→ **The problem**
Set out every line bearing the string "that".

>> Begin Source material

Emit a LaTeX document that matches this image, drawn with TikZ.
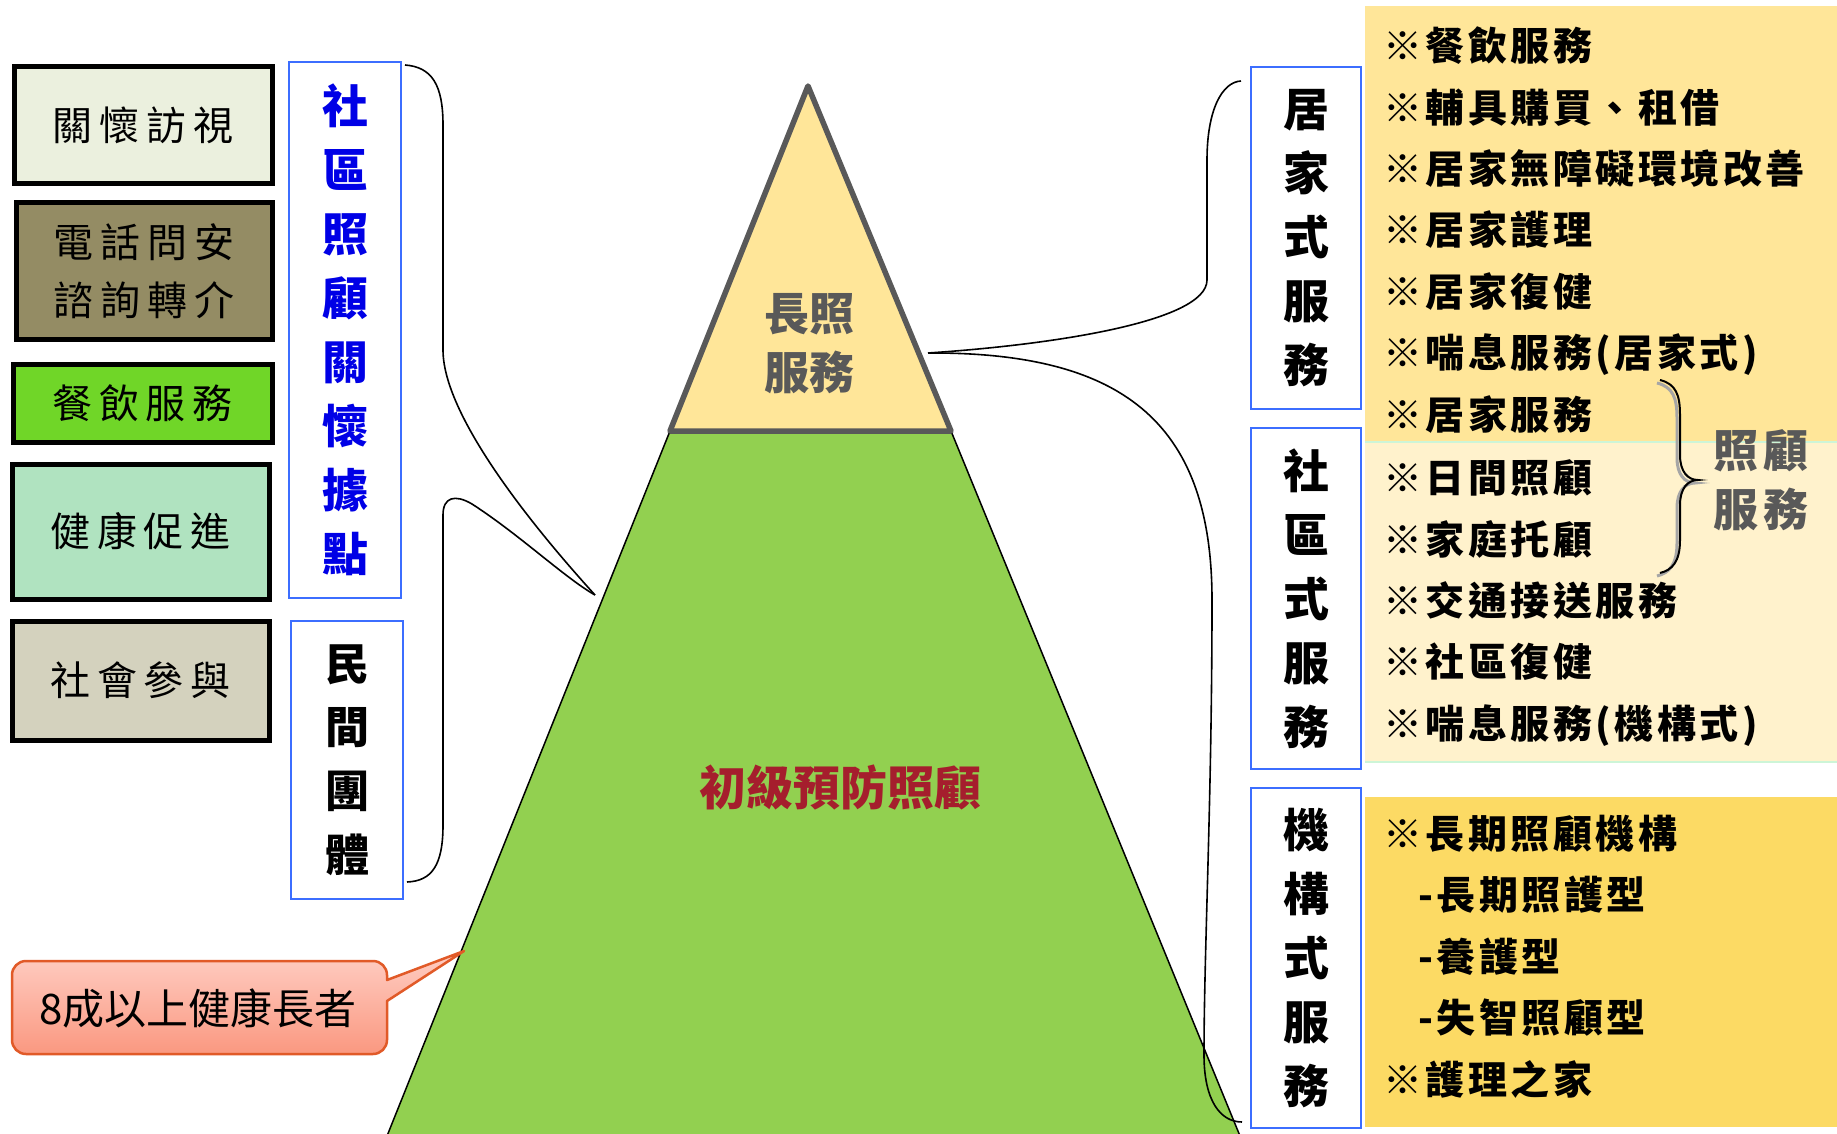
\documentclass[tikz,border=0pt]{standalone}
\usepackage{fontspec}
\newfontfamily\cjk{Noto Sans CJK TC}
\usetikzlibrary{calc}
\definecolor{boxA}{RGB}{235,240,222}
\definecolor{boxB}{RGB}{148,140,100}
\definecolor{boxC}{RGB}{112,214,40}
\definecolor{boxD}{RGB}{176,227,192}
\definecolor{boxE}{RGB}{212,210,190}
\definecolor{bluebd}{RGB}{60,110,255}
\definecolor{panelA}{RGB}{255,230,153}
\definecolor{panelB}{RGB}{255,242,204}
\definecolor{panelC}{RGB}{252,218,100}
\definecolor{pyrgreen}{RGB}{146,208,80}
\definecolor{pyrgray}{RGB}{89,89,89}
\definecolor{darkred}{RGB}{165,30,45}
\definecolor{calloutbd}{RGB}{225,90,40}
\definecolor{calloutTop}{RGB}{255,206,196}
\definecolor{calloutBot}{RGB}{250,152,128}
\definecolor{textblue}{RGB}{0,0,230}
\definecolor{mintline}{RGB}{205,245,215}
\newcommand\lbfont{\cjk\addfontfeature{LetterSpace=17}\fontsize{40}{58}\selectfont}
\newcommand\pnfont{\cjk\bfseries\addfontfeature{LetterSpace=9}\fontsize{39}{61.4}\selectfont}
\begin{document}
\begin{tikzpicture}[x=1pt,y=-1pt,
  leftbox/.style={draw=black, line width=5pt, inner sep=0pt, align=center, font=\lbfont},
  vbox/.style={draw=bluebd, line width=2pt, fill=white, inner sep=0pt, align=center, minimum width=111pt},
  conn/.style={draw=black, line width=1.6pt},
  paneltext/.style={anchor=west, inner sep=0pt, align=left, font=\pnfont}
]
\useasboundingbox (0,0) rectangle (1837,1134);
\fill[white] (0,0) rectangle (1837,1134);

% right panels
\fill[panelA] (1365,6) rectangle (1837,442);
\fill[panelB] (1365,442) rectangle (1837,762);
\fill[panelC] (1365,797) rectangle (1837,1127);
\draw[mintline, line width=1.5pt] (1365,442) -- (1837,442);
\draw[mintline, line width=1.5pt] (1365,762) -- (1837,762);

% left boxes
\node[leftbox, fill=boxA, minimum width=258pt, minimum height=117pt] (visit) at (143,125.5) {關懷訪視};
\node[leftbox, fill=boxB, minimum width=256pt, minimum height=136pt] (phone) at (144,271) {電話問安\\諮詢轉介};
\node[leftbox, fill=boxC, minimum width=259pt, minimum height=78pt] (meal) at (142.5,403) {餐飲服務};
\node[leftbox, fill=boxD, minimum width=257pt, minimum height=135pt] (health) at (140.5,531.5) {健康促進};
\node[leftbox, fill=boxE, minimum width=257pt, minimum height=119pt] (social) at (140.5,680.5) {社會參與};

% vertical blue boxes
\node[vbox, minimum width=112pt, minimum height=536pt, text=textblue,
  font={\cjk\bfseries\fontsize{46}{64}\selectfont}] (shequ) at (345,330) {社\\區\\照\\顧\\關\\懷\\據\\點};
\node[vbox, minimum width=112pt, minimum height=278pt,
  font={\cjk\bfseries\fontsize{44}{63.7}\selectfont}] (minjian) at (347,760) {民\\間\\團\\體};
\node[vbox, minimum width=110pt, minimum height=342pt,
  font={\cjk\bfseries\fontsize{46}{64}\selectfont}] (jujia) at (1306,238) {居\\家\\式\\服\\務};
\node[vbox, minimum width=110pt, minimum height=341pt,
  font={\cjk\bfseries\fontsize{46}{64}\selectfont}] (shequS) at (1306,598.5) {社\\區\\式\\服\\務};
\node[vbox, minimum width=110pt, minimum height=340pt,
  font={\cjk\bfseries\fontsize{46}{64}\selectfont}] (jigou) at (1306,958) {機\\構\\式\\服\\務};

% panel texts
\node[paneltext] (listA) at (1383,230) {※餐飲服務\\※輔具購買、租借\\※居家無障礙環境改善\\※居家護理\\※居家復健\\※喘息服務(居家式)\\※居家服務};
\node[paneltext] (listB) at (1383,603) {※日間照顧\\※家庭托顧\\※交通接送服務\\※社區復健\\※喘息服務(機構式)};
\node[paneltext] (listC) at (1383,956.5) {※長期照顧機構\\\hspace*{35pt}-長期照護型\\\hspace*{35pt}-養護型\\\hspace*{35pt}-失智照顧型\\※護理之家};

% brace
\draw[gray!70, line width=3pt] (1657,383) .. controls (1673,387) and (1677,398) .. (1677,418) -- (1677,458) .. controls (1677,475) and (1685,483) .. (1695,483) .. controls (1685,483) and (1677,491) .. (1677,508) -- (1677,543) .. controls (1677,565) and (1669,573) .. (1657,576);
\draw[black, line width=2pt] (1660,380) .. controls (1676,384) and (1680,395) .. (1680,415) -- (1680,455) .. controls (1680,472) and (1688,480) .. (1698,480) .. controls (1688,480) and (1680,488) .. (1680,505) -- (1680,540) .. controls (1680,562) and (1672,570) .. (1660,573);
\node[text=pyrgray, align=center, inner sep=0pt, font={\cjk\bfseries\addfontfeature{LetterSpace=10}\fontsize{45}{59}\selectfont}] (zgfw) at (1761,480) {照顧\\服務};

% pyramid
\coordinate (apex) at (808,86);
\coordinate (tl) at (670,431);
\coordinate (tr) at (951,431);
\coordinate (bl) at (387,1136);
\coordinate (br) at (1240,1136);
\filldraw[fill=pyrgreen, draw=black, line width=1.5pt] (tl) -- (bl) -- (br) -- (tr) -- cycle;
\filldraw[fill=panelA, draw=pyrgray, line width=5.5pt, line join=round] (apex) -- (tr) -- (tl) -- cycle;
\node[text=pyrgray, align=center, inner sep=0pt, font={\cjk\bfseries\fontsize{45}{59}\selectfont}] (ltc) at (809,344) {長照\\服務};
\node[text=darkred, inner sep=0pt, font={\cjk\bfseries\fontsize{47}{50}\selectfont}] (primary) at (840,788) {初級預防照顧};

% left connectors
\coordinate (tipL) at (595,595);
\draw[conn] ($(shequ.north east)+(3,4)$) .. controls (432,67) and (443,85) .. (443,125) -- (443,350) .. controls (443,420) and (545,540) .. (tipL);
\draw[conn] ($(minjian.south east)+(3,-18)$) .. controls (432,881) and (443,865) .. (443,825) -- (443,515) .. controls (443,497) and (455,494) .. (472,504) .. controls (520,535) and (565,578) .. (tipL);

% right connectors
\coordinate (tipR) at (928,353);
\coordinate (baseR) at (1242,1122);
\draw[conn] (tipR) .. controls (1050,345) and (1207,322) .. (1207,280) -- (1207,160) .. controls (1207,110) and (1222,82) .. ($(jujia.north west)+(-9,15)$);
\draw[conn] (tipR) .. controls (1120,352) and (1212,420) .. (1212,600) .. controls (1212,800) and (1204,950) .. (1204,1055) .. controls (1204,1100) and (1220,1122) .. (baseR);

% callout
\coordinate (callTip) at (464,951);
\shadedraw[top color=calloutTop, bottom color=calloutBot, draw=calloutbd, line width=2.5pt, line join=round]
  (callTip) -- (387,980) [rounded corners=14pt] -- (387,961) -- (12,961) -- (12,1054) -- (387,1054) [sharp corners] -- (387,1001) -- cycle;
\node[inner sep=0pt, font={\cjk\fontsize{42}{50}\selectfont}] (elder) at (198,1008) {8成以上健康長者};
\end{tikzpicture}
\end{document}
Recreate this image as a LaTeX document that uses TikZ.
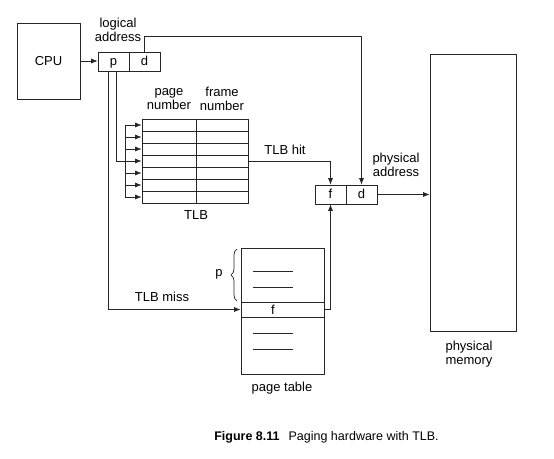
\documentclass[tikz,border=0pt]{standalone}
\usepackage{fontspec}
\setmainfont{Liberation Sans}
\usetikzlibrary{arrows.meta,decorations.pathreplacing}
\begin{document}
\begin{tikzpicture}[x=1pt,y=-1pt,
  every node/.style={font=\fontsize{13}{14}\selectfont},
  ln/.style={line width=0.7pt,draw=black!85},
  arr/.style={ln,-{Latex[length=6.5pt,width=5pt]}},
  cell/.style={ln,draw,rectangle,inner sep=0pt,minimum height=19pt,minimum width=31pt,text height=9.5pt,text depth=2.5pt},
  tl/.style={ln,draw,rectangle,inner sep=0pt,minimum height=12pt},
  lbl/.style={align=center,inner sep=0pt}]
\useasboundingbox (0,0) rectangle (554,458);
% CPU
\node[ln,draw,rectangle,minimum width=63pt,minimum height=76pt,inner sep=0pt] (cpu) at (48.5,61) {CPU};
% logical address
\node[cell] (p) at (113.5,61.5) {p};
\node[cell] (d) at (144.5,61.5) {d};
\node[lbl] (la) at (118,30) {logical\\address};
\draw[arr] (cpu.east) -- (cpu.east -| p.west);
% TLB
\foreach \i in {1,...,7}{
  \node[tl,minimum width=54pt] (tlbL\i) at (169,125+12*\i-12) {};
  \node[tl,minimum width=52pt] (tlbR\i) at (222,125+12*\i-12) {};
}
\node[lbl] (pn) at (169,99) {page\\number};
\node[lbl] (fn) at (222,99) {frame\\number};
\node[lbl] (tlb) at (196,215) {TLB};
\coordinate (bus) at (125,0);
\draw[ln] (bus |- tlbL1.west) -- (bus |- tlbL7.west);
\foreach \i in {1,...,7}{
  \draw[arr] (bus |- tlbL\i.west) -- (tlbL\i.west);
}
\draw[ln] ([xshift=2.5pt]p.south) |- (bus |- tlbL4.west);
% physical address
\node[cell] (pf) at (330.5,194.5) {f};
\node[cell] (pd) at (361.5,194.5) {d};
\node[lbl] (pa) at (396,165) {physical\\address};
\coordinate (tr) at (361.5,36);
\draw[arr] (d.north) |- (tr) -- (pd.north);
\draw[arr] (tlbR4.east) -| (pf.north);
\node[lbl] (hit) at (285,150) {TLB hit};
% physical memory
\node[ln,draw,rectangle,minimum width=86pt,minimum height=277pt,inner sep=0pt] (mem) at (473,192.5) {};
\node[lbl] (pm) at (469,354) {physical\\memory};
\draw[arr] (pd.east) -- (pd.east -| mem.west);
% page table
\node[ln,draw,rectangle,minimum width=83pt,minimum height=54pt,inner sep=0pt] (pt1) at (282.5,275) {};
\node[ln,draw,rectangle,minimum width=83pt,minimum height=15pt,inner sep=0pt] (ptf) at (282.5,309.5) {};
\node[ln,draw,rectangle,minimum width=83pt,minimum height=57pt,inner sep=0pt] (pt2) at (282.5,345.5) {};
\node[inner sep=0pt] (fl) at (273,309.5) {f};
\foreach \yy in {271,287,333,349}{
  \draw[ln] (253,\yy) -- (293,\yy);
}
\draw[ln,decorate,decoration={brace,amplitude=6pt}] (237,301) -- (237,249);
\node[inner sep=0pt] (pl) at (219,274) {p};
\node[lbl] (ptl) at (282,388) {page table};
\draw[arr] ([xshift=-5.5pt]p.south) |- (ptf.west);
\node[lbl] (miss) at (162,297) {TLB miss};
\draw[arr] (ptf.east) -| (pf.south);
% caption
\node[lbl,font=\fontsize{12.5}{14}\selectfont] (cap) at (326.5,437) {\textbf{Figure 8.11}\hspace{9pt}Paging hardware with TLB.};
\end{tikzpicture}
\end{document}
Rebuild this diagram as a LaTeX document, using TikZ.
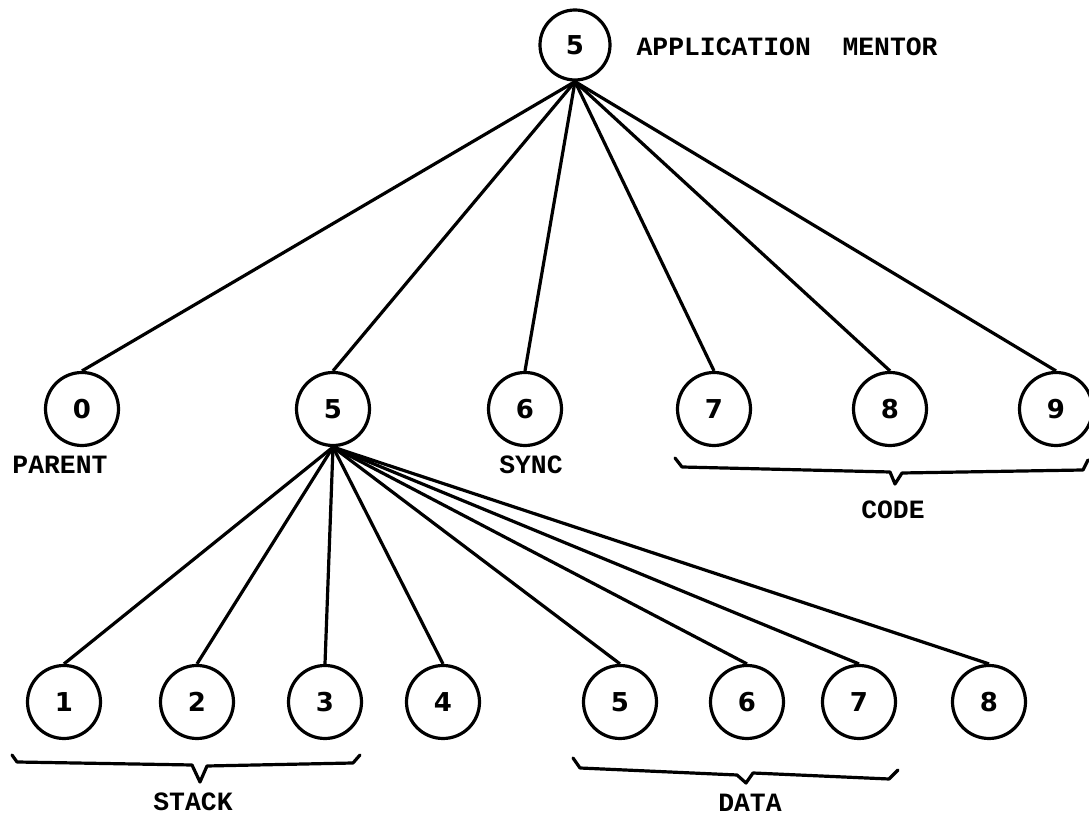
\documentclass[tikz,border=0pt]{standalone}
\usepackage{fontspec}
\setmonofont{Liberation Mono}
\newfontfamily\digitfont{DejaVu Sans}
\usepackage{tikz}

\begin{document}
\begin{tikzpicture}[x=0.5pt,y=-0.5pt,line width=1.6pt]
	\tikzstyle{unit}=[draw,shape=circle,minimum size=36.5pt,inner sep=0pt,font=\digitfont\bfseries\fontsize{13}{13}\selectfont]
	\tikzstyle{tag}=[inner sep=0pt,font=\ttfamily\bfseries\fontsize{13.2}{13.2}\selectfont]
	\tikzstyle{brace}=[line width=1.6pt,line join=round,line cap=round]
	
	\useasboundingbox (0,0) rectangle (1089,817);
	
	\node[unit,minimum size=35pt](t) at (575,45){5};
	\node[tag,anchor=west](app) at (635,47){APPLICATION\ \ MENTOR};
	
	\node[unit](m0) at (82,409){0};
	\node[unit](m1) at (333,409){5};
	\node[unit](m2) at (525,409){6};
	\node[unit](m3) at (714,409){7};
	\node[unit](m4) at (890,409){8};
	\node[unit](m5) at (1056,409){9};
	
	\node[tag](parent) at (60,465){PARENT};
	\node[tag](sync) at (531,465){SYNC};
	\node[tag](code) at (893,510){CODE};
	
	\node[unit](b1) at (64,702){1};
	\node[unit](b2) at (197,702){2};
	\node[unit](b3) at (325,702){3};
	\node[unit](b4) at (443,702){4};
	\node[unit](b5) at (620,702){5};
	\node[unit](b6) at (747,702){6};
	\node[unit](b7) at (859,702){7};
	\node[unit](b8) at (989,702){8};
	
	\node[tag](stack) at (193,802){STACK};
	\node[tag](data) at (750,803){DATA};
	
	\draw (t.south) -- (m0.north);
	\draw (t.south) -- (m1.north);
	\draw (t.south) -- (m2.north);
	\draw (t.south) -- (m3.north);
	\draw (t.south) -- (m4.north);
	\draw (t.south) -- (m5.north);
	
	\draw (m1.south) -- (b1.north);
	\draw (m1.south) -- (b2.north);
	\draw (m1.south) -- (b3.north);
	\draw (m1.south) -- (b4.north);
	\draw (m1.south) -- (b5.north);
	\draw (m1.south) -- (b6.north);
	\draw (m1.south) -- (b7.north);
	\draw (m1.south) -- (b8.north);
	
	\draw[brace] (675,458) -- (682,467) -- (890,472) -- (895,484) -- (902,473) -- (1083,470) -- (1088,460);
	\draw[brace] (12,755) -- (17,762) -- (192,765) -- (200,782) -- (207,766) -- (353,763) -- (360,755);
	\draw[brace] (573,758) -- (580,768) -- (737,775) -- (746,783) -- (753,773) -- (889,779) -- (898,770);
	
\end{tikzpicture}
\end{document}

>> End Source material

→ **Answer in full**
Emit a LaTeX document that matches this image, drawn with TikZ.
Recreate this image as a LaTeX document that uses TikZ.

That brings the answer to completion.